Not the politicians.  Not the corporations.  The average Joe and Jill.

Partisan politics is great for stump speeches, to rally your base, and to be able to point to your record the next time you’re up for re-election, but in the vast majority of elections 40% still voted for the other guy.  When someone is voted into office, they take an oath to serve the whole city, state, or country they serve, not just the people who just happened to vote for them.  It’s gotten to such a level of “us vs. them” that it’s not even an extreme ideology to claim “he’s not MY president” – I’m certainly guilty about saying that of Bush, although that’s as much from me thinking Cheney really ran the country as anything else.  There’s been so much joking about certain southwest states seceding it’s not even a joke any more, and you’d probably get support in the thousands of people in those states (and a larger number in the other 48) of those who would truly and actually want to see it happen.

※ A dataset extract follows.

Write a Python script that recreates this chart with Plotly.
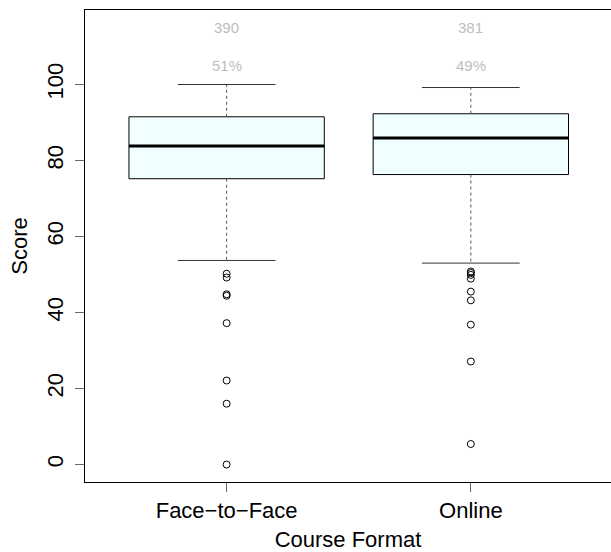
import plotly.graph_objects as go

# ---- data ----
categories = ["Face\u2212to\u2212Face", "Online"]
positions = [1, 2]
q1 = [75.2, 76.3]
median = [83.8, 85.9]
q3 = [91.5, 92.3]
lower_whisker = [53.7, 53.0]
upper_whisker = [100.0, 99.2]
outliers = [
    [50.2, 49.2, 44.8, 44.4, 37.2, 22.1, 16.0, 0.0],
    [50.8, 50.4, 49.9, 48.9, 45.5, 43.2, 36.8, 27.1, 5.4],
]
counts = ["390", "381"]
percents = ["51%", "49%"]
y_ticks = [0, 20, 40, 60, 80, 100]

FONT = "Liberation Sans, Arial, Helvetica, sans-serif"
BOXW = 0.8
STAPLEW = 0.4

fig = go.Figure()

# boxes
fig.add_trace(go.Box(
    x=positions, q1=q1, median=median, q3=q3,
    lowerfence=q1, upperfence=q3,
    width=BOXW, fillcolor="#F0FFFF",
    line=dict(color="black", width=1),
    boxpoints=False, whiskerwidth=0, showlegend=False, hoverinfo="skip",
))

for i, x in enumerate(positions):
    # dashed whiskers
    fig.add_trace(go.Scatter(
        x=[x, x], y=[q3[i], upper_whisker[i]], mode="lines",
        line=dict(color="#555555", width=1, dash="3px,3px"),
        showlegend=False, hoverinfo="skip"))
    fig.add_trace(go.Scatter(
        x=[x, x], y=[q1[i], lower_whisker[i]], mode="lines",
        line=dict(color="#555555", width=1, dash="3px,3px"),
        showlegend=False, hoverinfo="skip"))
    # staples
    for yv in (upper_whisker[i], lower_whisker[i]):
        fig.add_trace(go.Scatter(
            x=[x - STAPLEW / 2, x + STAPLEW / 2], y=[yv, yv], mode="lines",
            line=dict(color="#333333", width=1),
            showlegend=False, hoverinfo="skip"))
    # thick median
    fig.add_trace(go.Scatter(
        x=[x - BOXW / 2, x + BOXW / 2], y=[median[i], median[i]], mode="lines",
        line=dict(color="black", width=3),
        showlegend=False, hoverinfo="skip"))
    # outliers
    fig.add_trace(go.Scatter(
        x=[x] * len(outliers[i]), y=outliers[i], mode="markers",
        marker=dict(symbol="circle-open", size=7, color="black",
                    line=dict(width=1, color="black")),
        showlegend=False, hoverinfo="skip"))
    # count / percent labels
    fig.add_annotation(x=x, y=115, text=counts[i], showarrow=False,
                       font=dict(family=FONT, size=15, color="#BEBEBE"))
    fig.add_annotation(x=x, y=105, text=percents[i], showarrow=False,
                       font=dict(family=FONT, size=15, color="#BEBEBE"))

fig.update_layout(
    width=611, height=552,
    margin=dict(l=85, r=0, t=10, b=70, autoexpand=False),
    paper_bgcolor="white", plot_bgcolor="white",
    font=dict(family=FONT, size=22, color="black"),
    showlegend=False,
    xaxis=dict(
        range=[0.42, 2.574], tickvals=positions, ticktext=categories,
        showgrid=False, zeroline=False,
        showline=True, linecolor="black", linewidth=1, mirror=True,
        ticks="outside", ticklen=9, tickcolor="#666666",
        tickfont=dict(family=FONT, size=22),
        title=dict(text="Course Format", font=dict(family=FONT, size=22), standoff=14),
        automargin=False,
    ),
    yaxis=dict(
        range=[-4.6, 119.6], tickvals=y_ticks,
        ticktext=[str(v) for v in y_ticks],
        showgrid=False, zeroline=False,
        showline=True, linecolor="black", linewidth=1, mirror=False,
        ticks="outside", ticklen=9, tickcolor="#666666", tickangle=-90,
        ticklabelstandoff=3,
        tickfont=dict(family=FONT, size=22),
        title=dict(text="Score", font=dict(family=FONT, size=22), standoff=9),
        automargin=False,
    ),
)

fig.write_html(
    "out.html",
    config={"displayModeBar": False},
    post_script="document.body.style.margin='0';document.body.style.overflow='hidden';",
)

So what can solve this problem of division?  Well, throughout history a common enemy was always a good rallying tool, but this “war on terrorism” is just another point of contention.  Your average Republican just wants to throw more money at the Pentagon and use fear to get votes.  Your average Democrat is spineless enough to cave into the fear to not lose votes.  Meanwhile anyone perceived as having any kind of ties to anything middle-eastern is seen as an enemy and if they weren’t an enemy before we’re well on the way to making them a new one.  Besides, war should always be the absolute last option, the option you try when you’ve exhausted every other one.  If any politician wants to get my vote on national defense they’d have to outline a solid plan of upgrading the power grid, safeguarding our ports, and setting up a new government agency to deal with cyber-attacks.  I’m sure your average Tea Partier or conservative would decry that as simply more government spending, though, but while making those claims the military would continue to throw billions at aircraft carriers, tanks, and jet fighters.  Because those are so useful against Al-Qaeda. 

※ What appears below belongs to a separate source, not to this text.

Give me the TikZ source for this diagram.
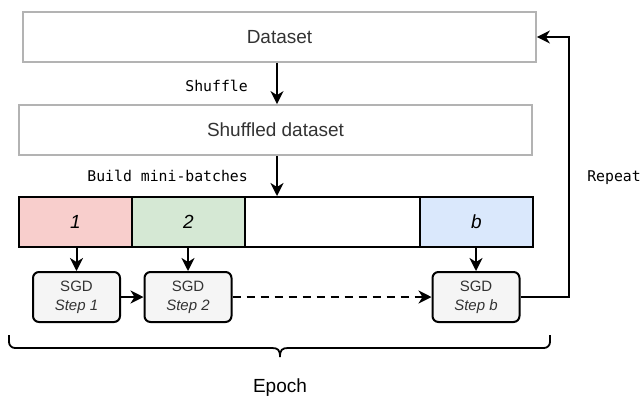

Heck, on the subject of “the party of small government” here’s a nice little factoid:  under the modern Republican demi-god, Reagan, the government grew at a faster rate than the Carter administration.  The G.W. Bush administration created one of the largest government departments our country has ever seen.  I guess when you combine that with not putting the cost of Iraq or Afghanistan on the books, they should change that slogan to “the party of small government, except in times of war.”  Oh, wait, they’re the hawkish party too, aren’t they?

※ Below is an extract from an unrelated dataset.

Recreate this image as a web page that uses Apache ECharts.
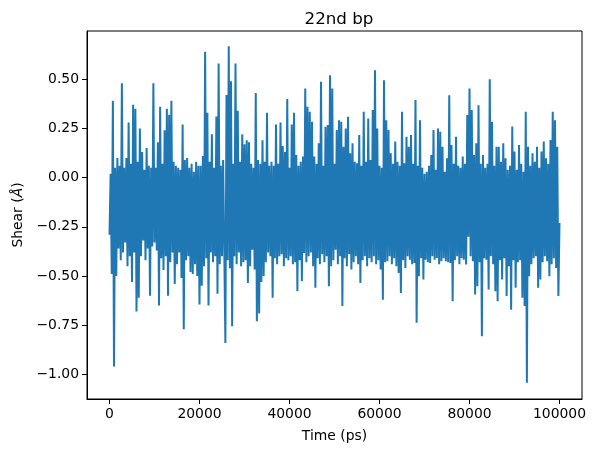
<!DOCTYPE html>
<html>
<head>
<meta charset="utf-8">
<script src="https://cdn.jsdelivr.net/npm/echarts@6/dist/echarts.min.js"></script>
<style>
  html, body { margin: 0; padding: 0; background: #fff; }
  #chart { width: 595px; height: 453px; }
</style>
</head>
<body>
<div id="chart"></div>
<script>
// shear of the 22nd base pair, one value every 250 ps, split per 10 ns
const dt = 250;
const shear00 = [-0.29, 0.02, -0.49, 0.39, -0.96, 0.05, -0.50, 0.10, -0.36, 0.06, -0.42, 0.48, -0.38, 0.05, -0.33, 0.10, -0.45, 0.28, -0.40, 0.07,
  -0.53, 0.37, -0.38, 0.35, -0.68, 0.08, -0.61, 0.25, -0.40, 0.13, -0.32, 0.04, -0.42, 0.15, -0.36, 0.06, -0.60, 0.05, -0.35, 0.48];
const shear10 = [-0.33, 0.05, -0.37, 0.18, -0.65, 0.36, -0.41, 0.07, -0.47, 0.24, -0.40, 0.35, -0.60, 0.32, -0.43, 0.39, -0.38, 0.08, -0.54, 0.06,
  -0.44, 0.05, -0.38, 0.04, -0.51, 0.27, -0.77, 0.09, -0.42, 0.10, -0.40, 0.05, -0.48, 0.07, -0.49, 0.03, -0.44, 0.08, -0.50, 0.06];
const shear20 = [-0.645, 0.06, -0.55, 0.11, -0.45, 0.64, -0.41, 0.33, -0.65, 0.08, -0.38, 0.22, -0.43, 0.05, -0.40, 0.31, -0.59, 0.58, -0.44, 0.06,
  -0.40, 0.09, -0.36, -0.84, 0.42, -0.42, 0.667, -0.46, 0.49, -0.755, 0.07, -0.40, 0.58, -0.44, 0.34, -0.38, 0.08, -0.45, 0.22, -0.43];
const shear30 = [0.17, -0.42, 0.19, -0.535, 0.18, -0.45, 0.07, -0.366, 0.05, -0.467, 0.43, -0.73, 0.09, -0.69, 0.07, -0.53, 0.19, -0.50, 0.08, -0.43,
  0.33, -0.38, 0.06, -0.40, 0.08, -0.61, 0.06, -0.41, 0.27, -0.44, 0.07, -0.40, 0.28, -0.39, 0.16, -0.45, 0.13, -0.41, 0.40, -0.42];
const shear40 = [0.05, -0.40, 0.27, -0.44, 0.33, -0.43, 0.115, -0.577, 0.06, -0.42, 0.08, -0.527, 0.107, -0.383, 0.453, -0.43, 0.36, -0.40, 0.335, -0.38,
  0.284, -0.45, 0.107, -0.56, 0.07, -0.41, 0.174, -0.44, 0.487, -0.39, 0.06, -0.43, 0.258, -0.40, 0.267, -0.552, 0.52, -0.451, 0.453, -0.42];
const shear50 = [0.07, -0.366, 0.242, -0.44, 0.292, -0.40, 0.284, -0.653, 0.157, -0.41, 0.25, -0.45, 0.309, -0.39, 0.124, -0.467, 0.174, -0.43, 0.08, -0.40,
  0.073, -0.44, 0.216, -0.535, 0.06, -0.42, 0.335, -0.40, 0.081, -0.45, 0.30, -0.41, 0.09, -0.43, 0.343, -0.40, 0.546, -0.44, 0.25, -0.42];
const shear60 = [0.06, -0.467, 0.05, -0.62, 0.495, -0.43, 0.292, -0.425, 0.242, -0.40, 0.124, -0.44, 0.07, -0.41, 0.183, -0.45, 0.08, -0.485, 0.06, -0.586,
  0.335, -0.42, 0.073, -0.459, 0.208, -0.40, 0.157, -0.417, 0.216, -0.44, 0.07, -0.434, 0.394, -0.738, 0.06, -0.501, 0.292, -0.41, 0.05, -0.518];
const shear70 = [0.02, -0.417, 0.03, -0.43, 0.06, -0.434, 0.115, -0.40, 0.242, -0.417, 0.04, -0.408, 0.25, -0.44, 0.233, -0.425, 0.157, -0.41, 0.03, -0.425,
  0.098, -0.43, 0.419, -0.434, 0.166, -0.628, 0.07, -0.42, 0.208, -0.40, 0.06, -0.44, 0.05, -0.41, 0.107, -0.417, 0.07, -0.442, 0.318, -0.30];
const shear80 = [0.453, -0.40, 0.343, -0.425, 0.115, -0.594, 0.174, -0.552, 0.368, -0.43, 0.07, -0.806, 0.115, -0.41, 0.05, -0.417, 0.07, -0.569, 0.50, -0.40,
  0.284, -0.44, 0.06, -0.577, 0.157, -0.628, 0.157, -0.42, 0.08, -0.518, 0.174, -0.41, 0.098, -0.602, 0.04, -0.45, 0.06, -0.671, 0.26, -0.42];
const shear90 = [0.132, -0.56, 0.04, -0.43, 0.166, -0.42, 0.07, -0.611, 0.03, -0.653, 0.335, -1.042, 0.157, -0.501, 0.06, -0.44, 0.124, -0.41, 0.08, -0.40,
  0.157, -0.56, 0.05, -0.518, 0.132, -0.43, 0.183, -0.40, 0.098, -0.425, 0.07, -0.501, 0.191, -0.44, 0.335, -0.41, 0.292, -0.459, 0.157, -0.602, -0.23];

const xTicks = [0, 20000, 40000, 60000, 80000, 100000];
const yTicks = [-1.0, -0.75, -0.5, -0.25, 0.0, 0.25, 0.5];

const shear = [].concat(shear00, shear10, shear20, shear30, shear40, shear50, shear60, shear70, shear80, shear90);
const points = shear.map((v, i) => [i * dt, v]);

const font = 'DejaVu Sans';
const chart = echarts.init(document.getElementById('chart'), null, { renderer: 'canvas' });
chart.setOption({
  animation: false,
  backgroundColor: '#fff',
  title: {
    text: '22nd bp',
    left: 334, top: 6, textAlign: 'center',
    textStyle: { fontFamily: font, fontSize: 16.7, fontWeight: 'normal', color: '#000' }
  },
  grid: {
    left: 87, right: 13, top: 31, bottom: 54,
    show: true, borderColor: '#000', borderWidth: 1, backgroundColor: 'transparent'
  },
  xAxis: {
    type: 'value', min: -5000, max: 105000,
    name: 'Time (ps)', nameLocation: 'middle', nameGap: 30,
    nameTextStyle: { fontFamily: font, fontSize: 13.9, color: '#000' },
    axisLine: { show: true, onZero: false, lineStyle: { color: '#000', width: 1 } },
    axisTick: { show: true, length: 5, customValues: xTicks, lineStyle: { color: '#000' } },
    axisLabel: {
      customValues: xTicks, margin: 8, fontFamily: font, fontSize: 13.9, color: '#000',
      formatter: v => String(v)
    },
    splitLine: { show: false }
  },
  yAxis: {
    type: 'value', min: -1.125, max: 0.745,
    name: 'Shear ({i|Å})', nameLocation: 'middle', nameGap: 58, nameRotate: 90,
    nameTextStyle: { fontFamily: font, fontSize: 13.9, color: '#000',
      rich: { i: { fontFamily: font, fontSize: 13.9, fontStyle: 'italic', color: '#000' } } },
    axisLine: { show: true, onZero: false, lineStyle: { color: '#000', width: 1 } },
    axisTick: { show: true, length: 5, customValues: yTicks, lineStyle: { color: '#000' } },
    axisLabel: {
      customValues: yTicks, margin: 8, fontFamily: font, fontSize: 13.9, color: '#000',
      formatter: v => v.toFixed(2).replace('-', '\u2212')
    },
    splitLine: { show: false }
  },
  series: [{
    type: 'line',
    data: points,
    showSymbol: false,
    lineStyle: { color: '#1f77b4', width: 2 },
    clip: true
  }]
});
</script>
</body>
</html>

The 2 party system is certainly part of the problem.  I sometimes doubt we even have 2 parties, just 1 group of politicians who join one club or the other to help move their career.  We need a viable 3rd party, or even a 4th one but that’s not likely to happen with the way Washington is currently run.  Politics is without a doubt an insiders game, and one of the biggest promises Obama gave was to change that, but it certainly hasn’t happened and won’t as long as campaign funding is allowed in the current form.  The solution?  Make corporate political donations illegal and have a manditory public fund for legitimate candidates.  Lower the cap on individual donations so politics doesn’t remain a rich-people-only club.  Make any kind of political media 100% transparent in terms of finance.

When politics is so partisan that Republican leaders are saying their primary goal is to make Obama a 1 term president, we’re all losers.  We the people should be their primary goal, and we’re all in this together.  When our country is divided, the only winners are the corporations, and as time marches on more and more of them are owned by non-Americans or ship their money overseas.